=== Items from a data source ===
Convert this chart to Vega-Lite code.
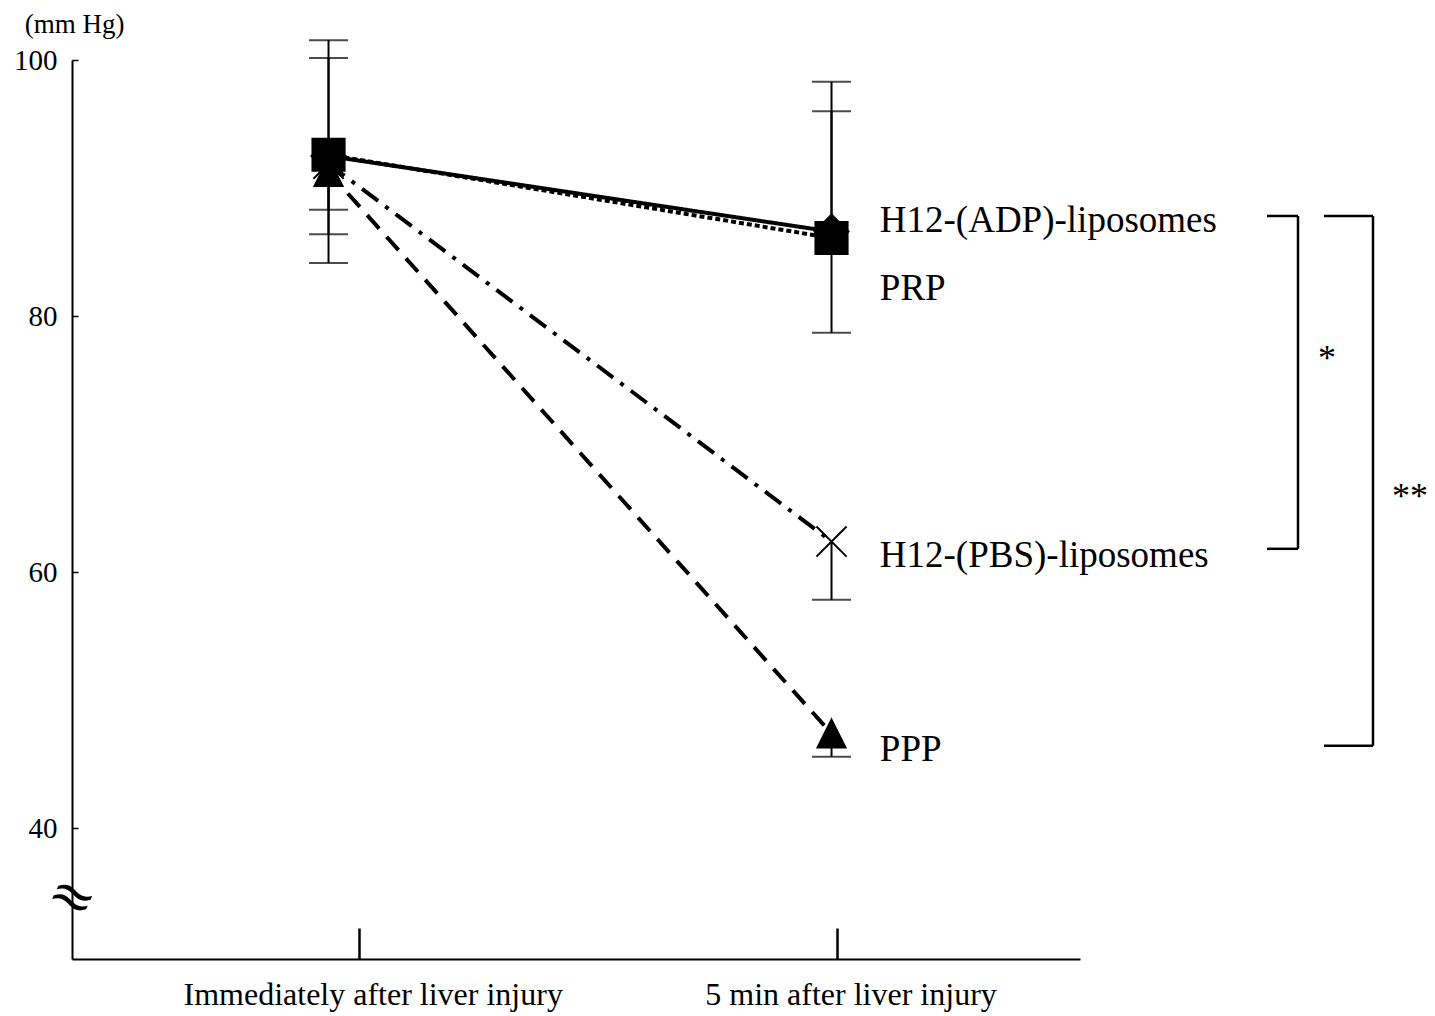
{
  "$schema": "https://vega.github.io/schema/vega-lite/v6.json",
  "width": 1008,
  "height": 899,
  "autosize": {"type": "none"},
  "padding": {"left": 72, "top": 60, "right": 355, "bottom": 57},
  "background": "white",
  "config": {
    "view": {"stroke": null},
    "font": "Liberation Serif",
    "text": {"font": "Liberation Serif", "color": "black"}
  },
  "datasets": {
    "series": [
      {"group": "ADP", "time": 1, "mean": 92.5, "lo": 84.15, "hi": 101.55},
      {"group": "PBS", "time": 1, "mean": 91.9, "lo": 88.3, "hi": null},
      {"group": "PPP", "time": 1, "mean": 91.26, "lo": null, "hi": null},
      {"group": "PRP", "time": 1, "mean": 92.6, "lo": 86.4, "hi": 100.15},
      {"group": "ADP", "time": 2, "mean": 86.6, "lo": 78.7, "hi": 98.3},
      {"group": "PBS", "time": 2, "mean": 62.4, "lo": 57.85, "hi": null},
      {"group": "PPP", "time": 2, "mean": 47.4, "lo": 45.6, "hi": null},
      {"group": "PRP", "time": 2, "mean": 86.1, "lo": null, "hi": 96.0}
    ],
    "labels": [
      {"label": "H12-(ADP)-liposomes", "x": 2.096, "y": 86.57},
      {"label": "PRP", "x": 2.096, "y": 81.27},
      {"label": "H12-(PBS)-liposomes", "x": 2.096, "y": 60.44},
      {"label": "PPP", "x": 2.096, "y": 45.3}
    ],
    "brackets": [
      {"x": 2.8658, "x2": 2.9274, "y": 87.82, "y2": 87.82},
      {"x": 2.9274, "x2": 2.9274, "y": 87.82, "y2": 61.83},
      {"x": 2.8658, "x2": 2.9274, "y": 61.83, "y2": 61.83},
      {"x": 2.9791, "x2": 3.0765, "y": 87.82, "y2": 87.82},
      {"x": 3.0765, "x2": 3.0765, "y": 87.82, "y2": 46.45},
      {"x": 2.9791, "x2": 3.0765, "y": 46.45, "y2": 46.45}
    ],
    "stars": [
      {"t": "*", "x": 2.985, "y": 75.8},
      {"t": "**", "x": 3.15, "y": 65.0}
    ],
    "brk": [
      {"t": "≈", "x": 0.49, "y": 34.56}
    ]
  },
  "layer": [
    {
      "data": {"name": "series"},
      "mark": {"type": "line", "color": "black", "strokeWidth": 4},
      "encoding": {
        "x": {
          "field": "time", "type": "quantitative", "title": null,
          "scale": {"domain": [0.49, 2.494], "nice": false, "zero": false},
          "axis": {
            "values": [1.06, 2.01],
            "labelExpr": "datum.value < 1.5 ? 'Immediately after liver injury' : '5 min after liver injury'",
            "title": null,
            "grid": false,
            "ticks": true,
            "tickSize": -31,
            "tickWidth": 2.5,
            "tickColor": "black",
            "domainColor": "black",
            "domainWidth": 2,
            "labelFont": "Liberation Serif",
            "labelFontSize": 32,
            "labelColor": "black",
            "labelPadding": 51,
            "labelOffset": 14,
            "labelLimit": 0,
            "labelFlush": false,
            "labelBound": false,
            "labelOverlap": false
          }
        },
        "y": {
          "field": "mean", "type": "quantitative", "title": "(mm Hg)",
          "scale": {"domain": [29.8, 100], "nice": false, "zero": false},
          "axis": {
            "values": [40, 60, 80, 100],
            "title": "(mm Hg)",
            "titleAngle": 0,
            "titleX": 2,
            "titleY": -36,
            "titleAlign": "center",
            "titleBaseline": "middle",
            "titleFont": "Liberation Serif",
            "titleFontSize": 27,
            "titleFontWeight": "normal",
            "titleColor": "black",
            "grid": false,
            "tickSize": -6,
            "tickWidth": 1.5,
            "tickColor": "black",
            "domainColor": "black",
            "domainWidth": 2,
            "labelFont": "Liberation Serif",
            "labelFontSize": 29,
            "labelColor": "black",
            "labelPadding": 21,
            "labelLimit": 0,
            "labelFlush": false,
            "labelBound": false,
            "labelOverlap": false
          }
        },
        "strokeDash": {
          "field": "group", "type": "nominal",
          "scale": {"domain": ["ADP", "PRP", "PBS", "PPP"], "range": [[1, 0], [5, 3], [20, 9, 4, 9], [18, 11]]},
          "legend": null
        }
      }
    },
    {
      "data": {"name": "series"},
      "transform": [{"filter": "datum.hi != null"}],
      "mark": {"type": "rule", "color": "black", "strokeWidth": 2},
      "encoding": {
        "x": {"field": "time", "type": "quantitative", "title": null, "scale": {"domain": [0.49, 2.494], "nice": false, "zero": false}},
        "y": {"field": "mean", "type": "quantitative", "title": "(mm Hg)", "scale": {"domain": [29.8, 100], "nice": false, "zero": false}},
        "y2": {"field": "hi"}
      }
    },
    {
      "data": {"name": "series"},
      "transform": [{"filter": "datum.lo != null"}],
      "mark": {"type": "rule", "color": "black", "strokeWidth": 2},
      "encoding": {
        "x": {"field": "time", "type": "quantitative", "title": null, "scale": {"domain": [0.49, 2.494], "nice": false, "zero": false}},
        "y": {"field": "mean", "type": "quantitative", "title": "(mm Hg)", "scale": {"domain": [29.8, 100], "nice": false, "zero": false}},
        "y2": {"field": "lo"}
      }
    },
    {
      "data": {"name": "series"},
      "transform": [{"filter": "datum.hi != null"}],
      "mark": {"type": "tick", "orient": "horizontal", "color": "black", "size": 39, "thickness": 2},
      "encoding": {
        "x": {"field": "time", "type": "quantitative", "title": null, "scale": {"domain": [0.49, 2.494], "nice": false, "zero": false}},
        "y": {"field": "hi", "type": "quantitative", "title": "(mm Hg)", "scale": {"domain": [29.8, 100], "nice": false, "zero": false}}
      }
    },
    {
      "data": {"name": "series"},
      "transform": [{"filter": "datum.lo != null"}],
      "mark": {"type": "tick", "orient": "horizontal", "color": "black", "size": 39, "thickness": 2},
      "encoding": {
        "x": {"field": "time", "type": "quantitative", "title": null, "scale": {"domain": [0.49, 2.494], "nice": false, "zero": false}},
        "y": {"field": "lo", "type": "quantitative", "title": "(mm Hg)", "scale": {"domain": [29.8, 100], "nice": false, "zero": false}}
      }
    },
    {
      "data": {"name": "series"},
      "mark": {"type": "point", "filled": true, "color": "black", "stroke": "black", "strokeWidth": 2, "opacity": 1},
      "encoding": {
        "x": {"field": "time", "type": "quantitative", "title": null, "scale": {"domain": [0.49, 2.494], "nice": false, "zero": false}},
        "y": {"field": "mean", "type": "quantitative", "title": "(mm Hg)", "scale": {"domain": [29.8, 100], "nice": false, "zero": false}},
        "shape": {
          "field": "group", "type": "nominal",
          "scale": {"domain": ["ADP", "PRP", "PBS", "PPP"], "range": ["diamond", "square", "M-1,-1L1,1M-1,1L1,-1", "M0,-1L1,1L-1,1Z"]},
          "legend": null
        },
        "size": {
          "field": "group", "type": "nominal",
          "scale": {"domain": ["ADP", "PRP", "PBS", "PPP"], "range": [1156, 784, 1024, 1024]},
          "legend": null
        }
      }
    },
    {
      "data": {"name": "labels"},
      "mark": {"type": "text", "align": "left", "baseline": "alphabetic", "fontSize": 37, "font": "Liberation Serif", "color": "black"},
      "encoding": {
        "x": {"field": "x", "type": "quantitative", "title": null, "scale": {"domain": [0.49, 2.494], "nice": false, "zero": false}},
        "y": {"field": "y", "type": "quantitative", "title": "(mm Hg)", "scale": {"domain": [29.8, 100], "nice": false, "zero": false}},
        "text": {"field": "label"}
      }
    },
    {
      "data": {"name": "brackets"},
      "mark": {"type": "rule", "color": "black", "strokeWidth": 2.5},
      "encoding": {
        "x": {"field": "x", "type": "quantitative", "title": null, "scale": {"domain": [0.49, 2.494], "nice": false, "zero": false}},
        "x2": {"field": "x2"},
        "y": {"field": "y", "type": "quantitative", "title": "(mm Hg)", "scale": {"domain": [29.8, 100], "nice": false, "zero": false}},
        "y2": {"field": "y2"}
      }
    },
    {
      "data": {"name": "stars"},
      "mark": {"type": "text", "align": "center", "baseline": "alphabetic", "fontSize": 36, "font": "Liberation Serif", "color": "black"},
      "encoding": {
        "x": {"field": "x", "type": "quantitative", "title": null, "scale": {"domain": [0.49, 2.494], "nice": false, "zero": false}},
        "y": {"field": "y", "type": "quantitative", "title": "(mm Hg)", "scale": {"domain": [29.8, 100], "nice": false, "zero": false}},
        "text": {"field": "t"}
      }
    },
    {
      "data": {"name": "brk"},
      "mark": {"type": "text", "align": "center", "baseline": "middle", "fontSize": 56, "angle": 25, "font": "DejaVu Serif", "color": "black"},
      "encoding": {
        "x": {"field": "x", "type": "quantitative", "title": null, "scale": {"domain": [0.49, 2.494], "nice": false, "zero": false}},
        "y": {"field": "y", "type": "quantitative", "title": "(mm Hg)", "scale": {"domain": [29.8, 100], "nice": false, "zero": false}},
        "text": {"field": "t"}
      }
    }
  ]
}
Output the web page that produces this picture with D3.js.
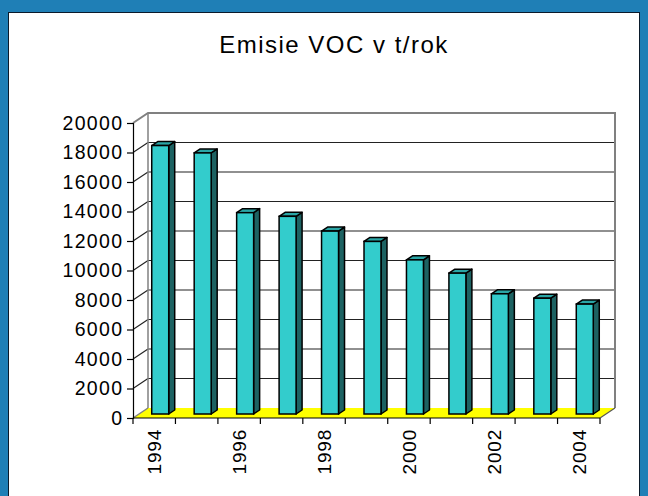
<!DOCTYPE html>
<html>
<head>
<meta charset="utf-8">
<script src="https://cdn.jsdelivr.net/npm/d3@7"></script>
<style>
html, body { margin: 0; padding: 0; background: #1f7fb6; }
svg { display: block; }
text { font-family: "Liberation Sans", Arial, sans-serif; }
</style>
</head>
<body>
<div id="canvas"></div>
<script>
// ----------------------------------------------------------
// DATA -----------------------------------------------------
// ----------------------------------------------------------
var years = [1994, 1995, 1996, 1997, 1998, 1999, 2000, 2001, 2002, 2003, 2004];
var emissions = [18200, 17700, 13650, 13400, 12400, 11700, 10450, 9550, 8150, 7850, 7450];
var y_ticks = [0, 2000, 4000, 6000, 8000, 10000, 12000, 14000, 16000, 18000, 20000];
var x_labels = [1994, 1996, 1998, 2000, 2002, 2004];
var title_text = "Emisie VOC v t/rok";

// ----------------------------------------------------------
// LAYOUT ---------------------------------------------------
// ----------------------------------------------------------
var W = 648, H = 496;
var plot_left = 133, plot_right = 600, plot_bottom = 418, plot_top = 123;
// depth of the 3d box (back wall offset)
var depth_dx = 15, depth_dy = -10;
// bar front face offset and bar depth
var bar_dx = 6, bar_dy = -4, bar_depth_dx = 6, bar_depth_dy = -4;

var color_bg = "#1f7fb6";
var color_bar = "#33cccc";
var color_bar_side = "#1d6262";
var color_bar_top = "#2aa5a5";
var color_floor = "#ffff00";
var color_wall = "#808080";

var svg = d3.select("#canvas").append("svg")
  .attr("width", W)
  .attr("height", H);

svg.append("rect")
  .attr("width", W).attr("height", H)
  .style("fill", color_bg);

// white panel
svg.append("rect")
  .attr("x", 8.5).attr("y", 12.5)
  .attr("width", 631).attr("height", 490)
  .style("fill", "#ffffff")
  .style("stroke", "#0a1a2a")
  .style("stroke-width", 1);

// ----------------------------------------------------------
// SCALES ---------------------------------------------------
// ----------------------------------------------------------
var yScale = d3.scaleLinear()
  .domain([0, 20000])
  .range([plot_bottom, plot_top]);

var xOuter = d3.scaleBand()
  .domain(years)
  .range([plot_left, plot_right])
  .padding(0);

var xBar = d3.scaleBand()
  .domain(years)
  .range([plot_left, plot_right])
  .paddingInner(0.6)
  .paddingOuter(0.3);

// ----------------------------------------------------------
// WALLS ----------------------------------------------------
// ----------------------------------------------------------
var walls = svg.append("g").attr("class", "walls");

// floor
walls.append("polygon")
  .attr("points", [
    [plot_left, plot_bottom],
    [plot_right, plot_bottom],
    [plot_right + depth_dx, plot_bottom + depth_dy],
    [plot_left + depth_dx, plot_bottom + depth_dy]
  ].map(function(p) { return p.join(","); }).join(" "))
  .style("fill", color_floor)
  .style("stroke", "none");

// gridlines on back wall and side wall
var grid_vals = y_ticks.filter(function(v) { return v > 0 && v < 20000; });
walls.selectAll(".grid_back")
  .data(grid_vals)
  .enter().append("line")
  .attr("x1", plot_left + depth_dx)
  .attr("x2", plot_right + depth_dx)
  .attr("y1", function(d) { return yScale(d) + depth_dy; })
  .attr("y2", function(d) { return yScale(d) + depth_dy; })
  .style("stroke", "#222")
  .style("stroke-width", 1.2);
walls.selectAll(".grid_side")
  .data(grid_vals)
  .enter().append("line")
  .attr("x1", plot_left)
  .attr("x2", plot_left + depth_dx)
  .attr("y1", function(d) { return yScale(d); })
  .attr("y2", function(d) { return yScale(d) + depth_dy; })
  .style("stroke", "#222")
  .style("stroke-width", 1.2);

// wall borders
var bx = plot_left + depth_dx, by_top = yScale(20000) + depth_dy, by_bot = yScale(0) + depth_dy;
walls.append("path")
  .attr("d", "M" + plot_left + "," + yScale(20000) +
    "L" + bx + "," + by_top +
    "L" + (plot_right + depth_dx) + "," + by_top +
    "L" + (plot_right + depth_dx) + "," + by_bot)
  .style("fill", "none")
  .style("stroke", color_wall)
  .style("stroke-width", 2);
walls.append("line")
  .attr("x1", bx).attr("x2", bx)
  .attr("y1", by_top).attr("y2", by_bot)
  .style("stroke", color_wall)
  .style("stroke-width", 1.5);
walls.append("line")
  .attr("x1", plot_left).attr("y1", plot_bottom)
  .attr("x2", bx).attr("y2", by_bot)
  .style("stroke", color_wall)
  .style("stroke-width", 1.5);
walls.append("line")
  .attr("x1", plot_right).attr("y1", plot_bottom)
  .attr("x2", plot_right + depth_dx).attr("y2", by_bot)
  .style("stroke", "#555")
  .style("stroke-width", 1.2);

// ----------------------------------------------------------
// BARS -----------------------------------------------------
// ----------------------------------------------------------
var bar_data = years.map(function(y, i) { return { year: y, value: emissions[i] }; });
var bw = xBar.bandwidth();
var bars = svg.append("g").attr("class", "bars");

function pts(arr) { return arr.map(function(p) { return p.join(","); }).join(" "); }

var bar_g = bars.selectAll(".bar")
  .data(bar_data)
  .enter().append("g")
  .attr("class", "bar");

bar_g.append("polygon")
  .attr("points", function(d) {
    var x0 = xBar(d.year) + bar_dx + bw, top = yScale(d.value) + bar_dy, bot = yScale(0) + bar_dy;
    return pts([[x0, top], [x0 + bar_depth_dx, top + bar_depth_dy], [x0 + bar_depth_dx, bot + bar_depth_dy], [x0, bot]]);
  })
  .style("fill", color_bar_side)
  .style("stroke", "#000")
  .style("stroke-width", 1.5)
  .style("stroke-linejoin", "round");

bar_g.append("polygon")
  .attr("points", function(d) {
    var x0 = xBar(d.year) + bar_dx, top = yScale(d.value) + bar_dy;
    return pts([[x0, top], [x0 + bar_depth_dx, top + bar_depth_dy], [x0 + bw + bar_depth_dx, top + bar_depth_dy], [x0 + bw, top]]);
  })
  .style("fill", color_bar_top)
  .style("stroke", "#000")
  .style("stroke-width", 1.5)
  .style("stroke-linejoin", "round");

bar_g.append("rect")
  .attr("x", function(d) { return xBar(d.year) + bar_dx; })
  .attr("y", function(d) { return yScale(d.value) + bar_dy; })
  .attr("width", bw)
  .attr("height", function(d) { return yScale(0) - yScale(d.value); })
  .style("fill", color_bar)
  .style("stroke", "#000")
  .style("stroke-width", 1.5);

// ----------------------------------------------------------
// AXES -----------------------------------------------------
// ----------------------------------------------------------
var yAxis = svg.append("g")
  .attr("transform", "translate(" + plot_left + ",0)")
  .call(d3.axisLeft(yScale).tickValues(y_ticks).tickSize(6).tickPadding(5).tickFormat(d3.format("d")));
yAxis.select(".domain").attr("stroke", "#000").attr("stroke-width", 1.2);
yAxis.selectAll(".tick line").attr("stroke", "#000").attr("stroke-width", 1.2);
yAxis.selectAll(".tick text")
  .style("font-size", "19.5px")
  .style("letter-spacing", "1.3px")
  .attr("dx", 1.3)
  .attr("fill", "#000");

// x axis line and boundary ticks
var xAxis = svg.append("g").attr("class", "xaxis");
xAxis.append("line")
  .attr("x1", plot_left).attr("x2", plot_right)
  .attr("y1", plot_bottom).attr("y2", plot_bottom)
  .style("stroke", "#000").style("stroke-width", 1.2);
var bounds = years.map(function(y) { return xOuter(y); }).concat([plot_right]);
xAxis.selectAll(".xtick")
  .data(bounds)
  .enter().append("line")
  .attr("x1", function(d) { return d; }).attr("x2", function(d) { return d; })
  .attr("y1", plot_bottom).attr("y2", plot_bottom + 6)
  .style("stroke", "#000").style("stroke-width", 1.2);
xAxis.selectAll(".xlabel")
  .data(x_labels)
  .enter().append("text")
  .attr("transform", function(d) {
    return "translate(" + (xOuter(d) + xOuter.bandwidth() / 2 + 7) + "," + (plot_bottom + 11) + ") rotate(-90)";
  })
  .attr("text-anchor", "end")
  .style("font-size", "19px")
  .style("letter-spacing", "0.8px")
  .text(function(d) { return d; });

// ----------------------------------------------------------
// TEXT -----------------------------------------------------
// ----------------------------------------------------------
svg.append("text")
  .attr("x", 334)
  .attr("y", 53)
  .attr("text-anchor", "middle")
  .style("font-size", "24px")
  .style("letter-spacing", "1.5px")
  .text(title_text);
</script>
</body>
</html>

=== Written exercise ===
From the listing above, copy all lines holding the word "this".

=== Answer to the exercise ===
Convert this chart to Vega-Lite code.
Output the web page that produces this picture with D3.js.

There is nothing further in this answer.